Monday 30 September 2013

Offensive Record Sleeves

If you do a Google search you will find numerous links to 'the worst album sleeves ever', some of which aren't so much bad as unintentionally comical and shoddily conceived. In my book, that makes them a damn sight better than the glut of clichéd, computer-generated fantasy artwork slapped on every neo-Prog and AOR release of the last ten years. These I find offensive. Soulless, unimaginative Roger Dean wannabes the lot of them! Other LP jackets are, I believe, tarred with the 'worst ever' brush rather unfairly. The Scorpions' Lovedrive LP always features in these lists, but to me it's blindingly obvious that the band, and sleeve artists, Hipgnosis, had their tongues planted firmly in their cheeks when they thought up, and brilliantly executed, a design which is striking, provocative and, no doubt, helped to stimulate album sales into the bargain.

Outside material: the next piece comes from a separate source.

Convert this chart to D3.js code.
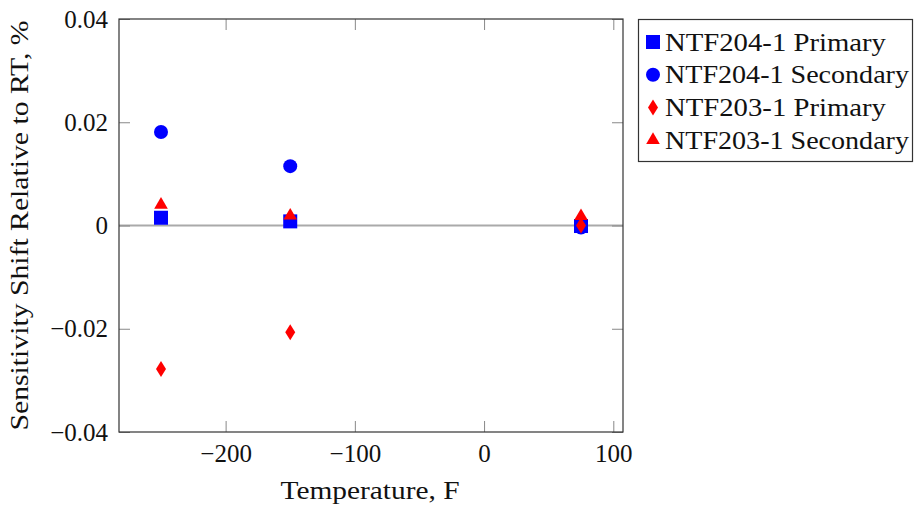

The same excuse can not be made for the original sleeve for Virgin Killer which bypassed provocative visual humour in favour of a thoroughly offensive, exploitative image. I won't reproduce the cover image on my blog if it's all the same to you as I don't particularly want to end up on a register for nonces. There are many sleeves from the 1970s which get cheap mileage from images of, and allusions to, 'jailbait', but I can't think of any as cynical, blatant or unpleasant as the Scorpions one. There seems to have been a strange and insidious cultural tolerance of the sexualisation of minors during the 1970s, which probably goes some way to explaining how scumbags like Jimmy Saville, Jonathan King and Gary Glitter were able to satisfy their prediliction for the underaged without being censured by their peers. There definitely seems to have been an element of amused tolerance in the Seventies' music industry: a nudge-nudge, wink-wink, roll of the eyes, "oh, what is he like!", chuckle, chuckle, let-him-get-on-with-it attitude. For those who weren't serial sexual predators of children the intervening years seem to have acted as an amnesty. People like Jimmy Page who, back in the Seventies, is said to have been in a relationship with the underage Lori Maddox who, rumour has it, lost her virginity to David Bowie at the age of thirteen. Bill Wyman and Mandy Smith anyone? I'm not suggesting a witch hunt, but Christ, haven't attitudes changed! Lostprophets frontman Ian Watkins' recent arrest on child sex charges would suggest that the days of turning a blind eye to the unhealthy sexual appetites of some rock stars is at an end.

Meanwhile, back in the Seventies, Silverhead achieved the seemingly impossible by coming up with cover artwork for 16 and Savaged that equalled the tastelessness of the album's title. It's a great album, with Michael Des Barres in fine voice, but without the excuse of social commentary, it seems that the band was using the subject of teenage rape as titillation.



There's a whiff of Spinal Tap's Smell the Glove about Scene Stealer's First Offence album sleeve, with its 'clever' (in prominent inverted commas) twist being that the schoolboy is the aggressor, not the victim. Not that the scantily-clad woman is likely to be ushering the boy into her boudoir to help him with his homework! It's pretty tacky however you interpret it: does the first offence of the title refer to child abuse or rape? You decide.




 Many sleeves that have provoked an outcry are best taken with a pinch of salt; you have to pick your battles. The image on the cover of W.A.S.P.'s Animal (F**k Like a Beast) single was one that I always found comical in its calculated bid to shock. It's hard to take offence at a man who, once upon a time, nearly blew his own bollocks off in the name of entertainment when his firework-stuffed codpiece backfired on stage.



Not all record sleeves that make for uncomfortable viewing do so because of allusions to sexual taboos. Alquin's Mountain Queen has a photograph on the rear sleeve of a fat man taking a beating while amused bystanders look on. The fact that this is clearly not a staged photograph makes it especially unsettling. How the image relates to the music contained on the album I've never managed to work out. Is it gratuitous or does it pick up in some way on a lyrical theme that I've managed to miss?




Despite the stiff competition (and this selection just scrapes the surface of what is out there), the album sleeve that I find most offensive adorns the 1978 reissue of the Stoney and Meatloaf LP that originally came out in 1971 with different, superior artwork. A lazy concept, shoddily executed, has resulted in the ugliest album sleeve I've ever clapped eyes on - it turns my stomach every time I see it. There's no justification for this vomit inducing portrayal of tepid, unappetising food, even if it has been arranged to resemble a pre-diet Mr Loaf. Perhaps the fact that the reissue leaves off some of the better tracks found on the original LP is what ties the lukewarm cover concept to the LP's half-baked contents.



Okay, you're right, Virgin Killer is worse.